The New Press Room: How's it Sound?
By Mike Guy
There isn't any question that The new Press Room is a vast improvement over the old one. The space is modern without losing the pub feel, the food is far better, they still have PBR on tap, and nobody is scared of the bathrooms.
The old place had a sound to it (and a smell). Music played there sounded like your favorite pair of jeans felt the day after you washed them. The lower ceilings combined with brick and wood everywhere gave both upstairs and down an intimate sound, like being inside of a sometimes overly smoky acoustic guitar. The downside was that between talking, clinking glasses, rocking tables, and other barroom noises, unless you were sitting within 20 feet of the players, it could be hard to focus on the music.

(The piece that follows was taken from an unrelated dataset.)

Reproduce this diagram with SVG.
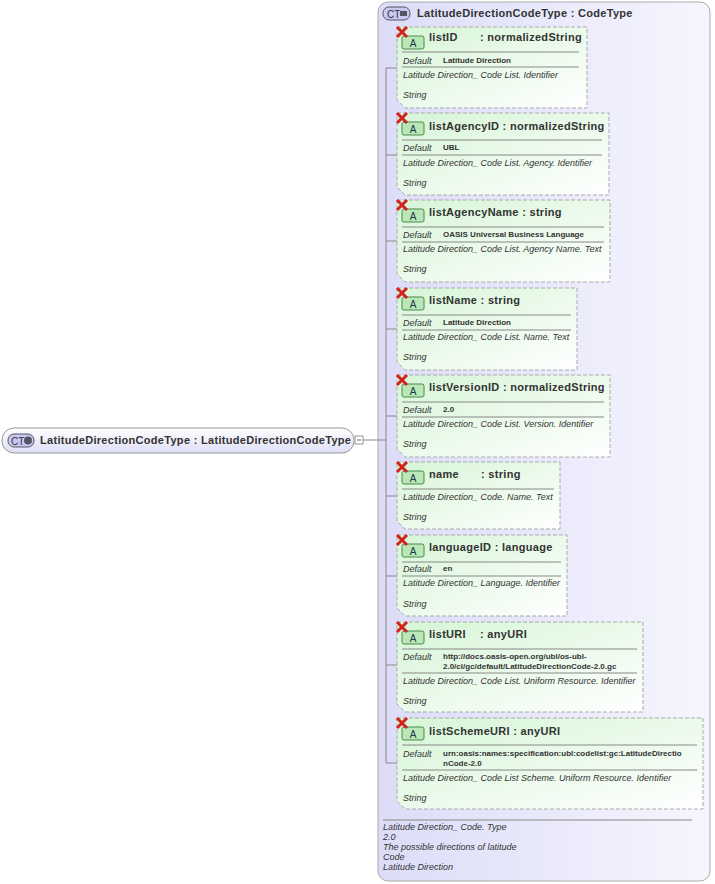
<svg xmlns="http://www.w3.org/2000/svg" width="715" height="884" viewBox="0 0 715 884">
<defs>
<linearGradient id="gc" x1="0" y1="0" x2="1" y2="0"><stop offset="0" stop-color="#dcdcf8"/><stop offset="1" stop-color="#f6f6fe"/></linearGradient>
<linearGradient id="gr" x1="0" y1="0" x2="0" y2="1"><stop offset="0" stop-color="#ffffff"/><stop offset="1" stop-color="#dedef6"/></linearGradient>
<linearGradient id="ga" x1="0" y1="0" x2="1" y2="1"><stop offset="0" stop-color="#d6f5d6"/><stop offset="1" stop-color="#ffffff"/></linearGradient>
<g id="ic">
<rect x="5" y="9" width="22" height="13" rx="2" fill="#b8e8b8" stroke="#4a8a4a"/>
<text x="16" y="20" font-size="10" text-anchor="middle" fill="#234" font-family="Liberation Sans, sans-serif">A</text>
<path d="M0 0L10 10M10 0L0 10" stroke="#d42020" stroke-width="3"/>
</g>
</defs>
<style>
.t{font-family:"Liberation Sans",Arial,sans-serif;fill:#333}
.h{font-size:11px;font-weight:bold;letter-spacing:0.3px}
.d{font-size:9px;font-style:italic}
.v{font-size:8px;font-weight:bold}
.box{fill:url(#ga);stroke:#aaa;stroke-dasharray:4,2}
.sep{stroke:#888;stroke-width:1}
.cn{stroke:#888;fill:none}
</style>
<g id="container">
<rect x="378" y="2" width="332" height="879" rx="10" fill="url(#gc)" stroke="#aaa"/>
<rect x="383" y="7" width="27" height="13" rx="6" fill="#c8c8f0" stroke="#556"/>
<text class="t" x="387" y="18" font-size="10">CT</text>
<rect x="400" y="11" width="7" height="5" fill="#556"/>
<text class="t h" x="417" y="17">LatitudeDirectionCodeType : CodeType</text>
<line class="sep" x1="383" y1="820" x2="692" y2="820"/>
<text class="t d" x="383" y="830">Latitude Direction_ Code. Type</text>
<text class="t d" x="383" y="840">2.0</text>
<text class="t d" x="383" y="850">The possible directions of latitude</text>
<text class="t d" x="383" y="860">Code</text>
<text class="t d" x="383" y="870">Latitude Direction</text>
</g>
<g id="connectors" class="cn">
<path d="M363 440H386M386 68V763"/>
<path d="M386 68H397M386 155H397M386 241H397M386 329H397M386 416H397M386 496H397M386 576H397M386 665H397M386 763H397"/>
</g>
<g id="root">
<rect x="2" y="428" width="352" height="25" rx="12" fill="url(#gr)" stroke="#999"/>
<rect x="8" y="434" width="26" height="13" rx="6" fill="#c8c8f0" stroke="#556"/>
<text class="t" x="11" y="445" font-size="10">CT</text>
<circle cx="28" cy="440.5" r="4" fill="#556"/>
<text class="t h" x="40" y="444">LatitudeDirectionCodeType : LatitudeDirectionCodeType</text>
<rect x="355" y="436" width="8" height="8" fill="#fff" stroke="#999"/>
<line x1="357" y1="440" x2="361" y2="440" stroke="#666"/>
</g>
<g id="listID" transform="translate(397,27)">
<path class="box" d="M0 0H190V81H8L0 73Z"/><use href="#ic"/>
<text class="t h" x="32" y="14">listID</text><text class="t h" x="83" y="14">: normalizedString</text>
<line class="sep" x1="5" y1="25" x2="182" y2="25"/>
<text class="t d" x="6" y="37">Default</text><text class="t v" x="46" y="36">Latitude Direction</text>
<line class="sep" x1="5" y1="40" x2="182" y2="40"/>
<text class="t d" x="6" y="51">Latitude Direction_ Code List. Identifier</text>
<text class="t d" x="6" y="71">String</text>
</g>
<g id="listAgencyID" transform="translate(397,113)">
<path class="box" d="M0 0H212V82H8L0 74Z"/><use href="#ic"/>
<text class="t h" x="32" y="17">listAgencyID : normalizedString</text>
<line class="sep" x1="5" y1="27" x2="205" y2="27"/>
<text class="t d" x="6" y="38">Default</text><text class="t v" x="46" y="37">UBL</text>
<line class="sep" x1="5" y1="42" x2="205" y2="42"/>
<text class="t d" x="6" y="53">Latitude Direction_ Code List. Agency. Identifier</text>
<text class="t d" x="6" y="73">String</text>
</g>
<g id="listAgencyName" transform="translate(397,200)">
<path class="box" d="M0 0H213V82H8L0 74Z"/><use href="#ic"/>
<text class="t h" x="32" y="16">listAgencyName : string</text>
<line class="sep" x1="5" y1="27" x2="207" y2="27"/>
<text class="t d" x="6" y="38">Default</text><text class="t v" x="46" y="37">OASIS Universal Business Language</text>
<line class="sep" x1="5" y1="42" x2="207" y2="42"/>
<text class="t d" x="6" y="52">Latitude Direction_ Code List. Agency Name. Text</text>
<text class="t d" x="6" y="72">String</text>
</g>
<g id="listName" transform="translate(397,288)">
<path class="box" d="M0 0H180V82H8L0 74Z"/><use href="#ic"/>
<text class="t h" x="32" y="16">listName : string</text>
<line class="sep" x1="5" y1="27" x2="174" y2="27"/>
<text class="t d" x="6" y="38">Default</text><text class="t v" x="46" y="37">Latitude Direction</text>
<line class="sep" x1="5" y1="42" x2="174" y2="42"/>
<text class="t d" x="6" y="52">Latitude Direction_ Code List. Name. Text</text>
<text class="t d" x="6" y="72">String</text>
</g>
<g id="listVersionID" transform="translate(397,375)">
<path class="box" d="M0 0H213V82H8L0 74Z"/><use href="#ic"/>
<text class="t h" x="32" y="16">listVersionID : normalizedString</text>
<line class="sep" x1="5" y1="27" x2="207" y2="27"/>
<text class="t d" x="6" y="38">Default</text><text class="t v" x="46" y="37">2.0</text>
<line class="sep" x1="5" y1="42" x2="207" y2="42"/>
<text class="t d" x="6" y="52">Latitude Direction_ Code List. Version. Identifier</text>
<text class="t d" x="6" y="72">String</text>
</g>
<g id="name" transform="translate(397,462)">
<path class="box" d="M0 0H163V67H8L0 59Z"/><use href="#ic"/>
<text class="t h" x="32" y="16">name</text><text class="t h" x="84" y="16">: string</text>
<line class="sep" x1="5" y1="27" x2="157" y2="27"/>
<text class="t d" x="6" y="38">Latitude Direction_ Code. Name. Text</text>
<text class="t d" x="6" y="58">String</text>
</g>
<g id="languageID" transform="translate(397,535)">
<path class="box" d="M0 0H170V81H8L0 73Z"/><use href="#ic"/>
<text class="t h" x="32" y="16">languageID : language</text>
<line class="sep" x1="5" y1="27" x2="164" y2="27"/>
<text class="t d" x="6" y="37">Default</text><text class="t v" x="46" y="36">en</text>
<line class="sep" x1="5" y1="41" x2="164" y2="41"/>
<text class="t d" x="6" y="51">Latitude Direction_ Language. Identifier</text>
<text class="t d" x="6" y="72">String</text>
</g>
<g id="listURI" transform="translate(397,622)">
<path class="box" d="M0 0H246V90H8L0 82Z"/><use href="#ic"/>
<text class="t h" x="32" y="16">listURI</text><text class="t h" x="83" y="16">: anyURI</text>
<line class="sep" x1="5" y1="27" x2="240" y2="27"/>
<text class="t d" x="6" y="38">Default</text><text class="t v" x="46" y="37">http://docs.oasis-open.org/ubl/os-ubl-</text>
<text class="t v" x="46" y="47">2.0/cl/gc/default/LatitudeDirectionCode-2.0.gc</text>
<line class="sep" x1="5" y1="51" x2="240" y2="51"/>
<text class="t d" x="6" y="62">Latitude Direction_ Code List. Uniform Resource. Identifier</text>
<text class="t d" x="6" y="82">String</text>
</g>
<g id="listSchemeURI" transform="translate(397,718)">
<path class="box" d="M0 0H306V91H8L0 83Z"/><use href="#ic"/>
<text class="t h" x="32" y="17">listSchemeURI : anyURI</text>
<line class="sep" x1="5" y1="27" x2="300" y2="27"/>
<text class="t d" x="6" y="39">Default</text><text class="t v" x="46" y="38">urn:oasis:names:specification:ubl:codelist:gc:LatitudeDirectio</text>
<text class="t v" x="46" y="48">nCode-2.0</text>
<line class="sep" x1="5" y1="52" x2="300" y2="52"/>
<text class="t d" x="6" y="63">Latitude Direction_ Code List Scheme. Uniform Resource. Identifier</text>
<text class="t d" x="6" y="83">String</text>
</g>
</svg>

My first show at The new Press Room was a bit of shock and awe. Clean glasses, bathrooms with doors that close and good food combined with such crisp and clear sound resulted in sensory overload. It wasn't until my second or third show in the new place that I started my amateur critique of the sound. The first impression was that the new room upstairs was a tremendous improvement in every way, and I naively attributed that to some form of acoustic room treatment magic and a large check written for a modern sound system.

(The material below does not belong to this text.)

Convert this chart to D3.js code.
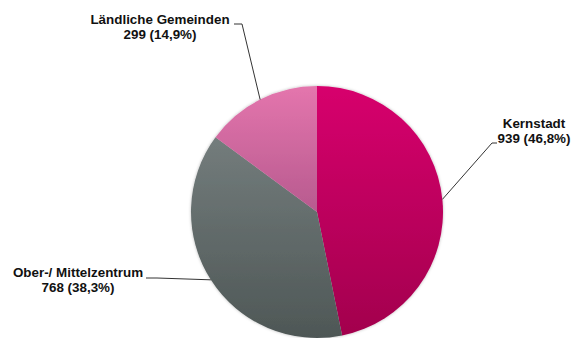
<!DOCTYPE html>
<html>
<head>
<meta charset="utf-8">
<script src="https://cdn.jsdelivr.net/npm/d3@7"></script>
<style>
  html, body { margin: 0; padding: 0; background: #fff; }
  svg { display: block; }
  text { font-family: "Liberation Sans", Arial, sans-serif; font-weight: bold; font-size: 13.4px; fill: #111; }
</style>
</head>
<body>
<script>
// Einwohner nach Gemeindetyp
const categories = ["Kernstadt", "Ober-/ Mittelzentrum", "Ländliche Gemeinden"];
const values = [939, 768, 299];
const colorTop = ["#d7006d", "#7d8686", "#e475ad"];
const colorBottom = ["#a2004d", "#4e5756", "#8a4070"];

const W = 573, H = 338;
const cx = 317, cy = 212, R = 126;

const svg = d3.select("body").append("svg").attr("width", W).attr("height", H);
const defs = svg.append("defs");

// soft halo around the pie
const f = defs.append("filter").attr("id", "halo").attr("x", "-10%").attr("y", "-10%").attr("width", "120%").attr("height", "120%");
f.append("feGaussianBlur").attr("in", "SourceAlpha").attr("stdDeviation", 1.6).attr("result", "b");
f.append("feFlood").attr("flood-color", "#000").attr("flood-opacity", 0.28);
f.append("feComposite").attr("in2", "b").attr("operator", "in").attr("result", "s");
const m = f.append("feMerge");
m.append("feMergeNode").attr("in", "s");
m.append("feMergeNode").attr("in", "SourceGraphic");

// vertical shading, top to bottom of the pie (in the pie group's local space)
categories.forEach((c, i) => {
  const g = defs.append("linearGradient").attr("id", "grad" + i)
    .attr("gradientUnits", "userSpaceOnUse")
    .attr("x1", 0).attr("y1", -R).attr("x2", 0).attr("y2", R);
  g.append("stop").attr("offset", 0).attr("stop-color", colorTop[i]);
  g.append("stop").attr("offset", 1).attr("stop-color", colorBottom[i]);
});

const total = d3.sum(values);
const pie = d3.pie().sort(null).value(d => d)(values);
const arc = d3.arc().innerRadius(0).outerRadius(R);

const gPie = svg.append("g").attr("transform", `translate(${cx},${cy})`).attr("filter", "url(#halo)");
gPie.selectAll("path").data(pie).join("path")
  .attr("d", arc)
  .attr("fill", (d, i) => `url(#grad${i})`);

const fmtPct = v => d3.format(".1f")(v).replace(".", ",");

// label anchors (centre of text block, first baseline) and leader elbow
const labels = [
  { x: 534, y: 128, elbow: [492, 143], tail: [497, 143] },
  { x: 78,  y: 277, elbow: [157, 278], tail: [146, 278] },
  { x: 160, y: 24,  elbow: [242, 24],  tail: [234, 24] }
];

pie.forEach((d, i) => {
  const a = (d.startAngle + d.endAngle) / 2;
  const ex = cx + R * Math.sin(a), ey = cy - R * Math.cos(a);
  const L = labels[i];
  svg.append("path")
    .attr("d", d3.line()([[ex, ey], L.elbow, L.tail]))
    .attr("fill", "none").attr("stroke", "#333").attr("stroke-width", 1);
  const t = svg.append("text").attr("text-anchor", "middle");
  t.append("tspan").attr("x", L.x).attr("y", L.y).text(categories[i]);
  t.append("tspan").attr("x", L.x).attr("y", L.y + 15)
    .text(`${values[i]} (${fmtPct(values[i] / total * 100)}%)`);
});
</script>
</body>
</html>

After talking with Ryan Parker about the new system, the sound of the room and having occupied several different seats, and at the bar, for shows, the initial thoughts have evolved, but the sound of the new room upstairs is unquestionably a vast improvement for listeners.

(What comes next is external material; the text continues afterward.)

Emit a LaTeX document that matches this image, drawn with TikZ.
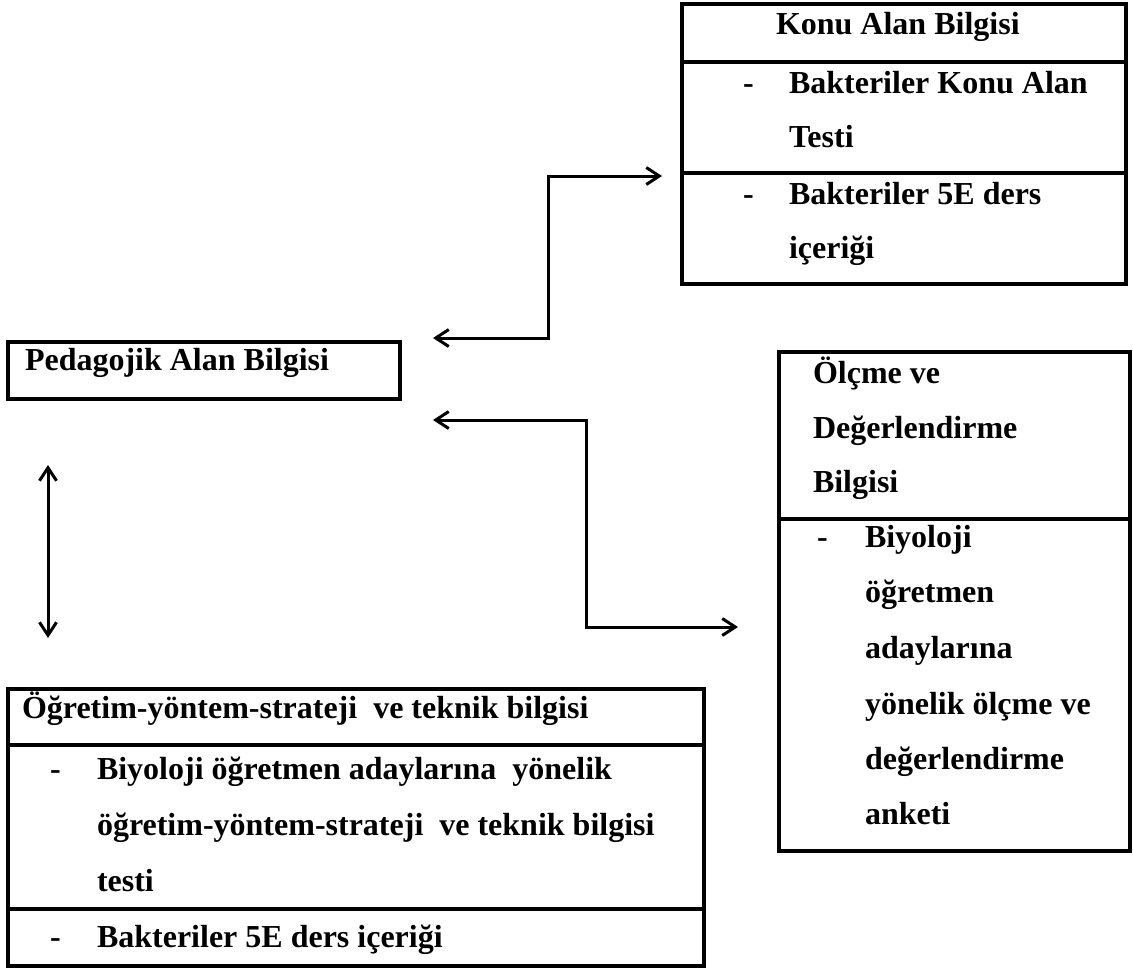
\documentclass[tikz,border=0pt]{standalone}
\usepackage{fontspec}
\setmainfont{Liberation Serif}
\usetikzlibrary{arrows.meta}
\begin{document}
\begin{tikzpicture}[x=1pt,y=-1pt,
  frame/.style={draw, line width=3.2pt, inner sep=0pt, outer sep=0pt, anchor=north west},
  sep/.style={line width=3.2pt},
  txt/.style={anchor=base west, inner sep=0pt, outer sep=0pt, font=\fontsize{32}{40}\selectfont\bfseries},
  link/.style={line width=3pt, {Straight Barb[length=13pt,width=17pt]}-{Straight Barb[length=13pt,width=17pt]}}]
\useasboundingbox (0,0) rectangle (1133,970);
% boxes
\node[frame, minimum width=444pt, minimum height=280pt] (K) at (682,4) {};
\node[frame, minimum width=392pt, minimum height=57pt] (P) at (8,342) {};
\node[frame, minimum width=351pt, minimum height=499pt] (O) at (779,352) {};
\node[frame, minimum width=696pt, minimum height=277pt] (S) at (8,689) {};
% separators
\draw[sep] (K.west |- 0,62) -- (K.east |- 0,62);
\draw[sep] (K.west |- 0,173) -- (K.east |- 0,173);
\draw[sep] (O.west |- 0,519) -- (O.east |- 0,519);
\draw[sep] (S.west |- 0,745) -- (S.east |- 0,745);
\draw[sep] (S.west |- 0,909) -- (S.east |- 0,909);
% texts: Konu Alan Bilgisi
\node[txt] (k1) at (776,34) {Konu Alan Bilgisi};
\node[txt] (k2d) at (743,93) {-};
\node[txt] (k2) at (789,93) {Bakteriler Konu Alan};
\node[txt] (k3) at (789,147) {Testi};
\node[txt] (k4d) at (743,204) {-};
\node[txt] (k4) at (789,204) {Bakteriler 5E ders};
\node[txt] (k5) at (789,258) {içeriği};
% Pedagojik
\node[txt] (p1) at (25,370) {Pedagojik Alan Bilgisi};
% Olcme
\node[txt] (o1) at (813,383) {Ölçme ve};
\node[txt] (o2) at (813,438) {Değerlendirme};
\node[txt] (o3) at (813,492) {Bilgisi};
\node[txt] (o4d) at (817,547) {-};
\node[txt] (o4) at (865,547) {Biyoloji};
\node[txt] (o5) at (865,602) {öğretmen};
\node[txt] (o6) at (865,658) {adaylarına};
\node[txt] (o7) at (865,714) {yönelik ölçme ve};
\node[txt] (o8) at (865,769) {değerlendirme};
\node[txt] (o9) at (865,824) {anketi};
% Ogretim
\node[txt] (s1) at (22,718) {Öğretim-yöntem-strateji~ ve teknik bilgisi};
\node[txt] (s2d) at (50,779) {-};
\node[txt] (s2) at (97,779) {Biyoloji öğretmen adaylarına~ yönelik};
\node[txt] (s3) at (97,835) {öğretim-yöntem-strateji~ ve teknik bilgisi};
\node[txt] (s4) at (97,891) {testi};
\node[txt] (s5d) at (50,947) {-};
\node[txt] (s5) at (97,947) {Bakteriler 5E ders içeriği};
% connectors
\coordinate (a1l) at (433,338);
\coordinate (a1r) at (662,176);
\coordinate (a2l) at (433,420);
\coordinate (a2r) at (738,627);
\coordinate (v1) at (48,465);
\coordinate (v2) at (48,638);
\draw[link] (a1l) -- ++(115,0) |- (a1r);
\draw[link] (a2l) -- ++(153,0) |- (a2r);
\draw[link] (v1) -- (v2);
\end{tikzpicture}
\end{document}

When young, most of us move from one apartment to another often. It does not take long to realize that the same music played through the same equipment sounds different in every room you set it up in. The crazy among us move the speakers around in search of the best sound the room has to offer without any regard for aesthetic value, let alone feng shui (unless maybe if you look at the speakers as windows). I've found that long rectangles and high ceilings are the hardest to make sound good. If you ever have to put the speakers on the short wall of a long rectangle, rent a different apartment. That is the problem that Ryan and others trying to mix the sound in the new room have to deal with.
Someone did have to write a large check because the technology in the new room is substantial. The array of speakers and amplification combined with a hi-resolution digital sound mixing system provide Ryan and his peers the best tools available for extracting the best sound possible from the new room.
You'll see Ryan or others mixing sound at the shows walking around with a tablet. Those folks used to sit at the soundboard and turn knobs and sliders in an effort to get the best sound their ears could define. Many factors go into where the knobs and sliders are set. The best sound an engineer was capable of was probably heard in his seat at the mixing console. The tablet changes all that. It lets the engineer adjust the sound from any place in the room and even divide the room up into different zones and mix them separately, like having different zones in your heating system. That versatility allows Ryan to overcome some of the room's limitations, but of more importance to the group of listeners as a whole, he can improve the sound for everyone in the room. That means if the seats are sold out and all you can get is a seat at the bar or standing room, the sound will be far better than it could ever be enjoyed in the old room. Now you can actually sit at the bar and enjoy the music. There's still some noise, but hey, it is a bar. In the past, if I went to see a show and couldn't get a seat at one of the tables nearer to the stage, I wouldn't stay long. In the new room, I have no problem sitting most anywhere in the room from a sound perspective.
The new-tech Press Room provides the listener with the potential for as good a sound as can be found in the best jazz clubs. Ryan and the others leverage that technology to overcome the physical limitations of the room, and by providing better sound to more of those attending, give everyone in the room a better listening experience and value for their entertainment dollar.
No, I won't tell you which seats I pick. You'll have to go to a few shows, listen carefully, and figure out what you like.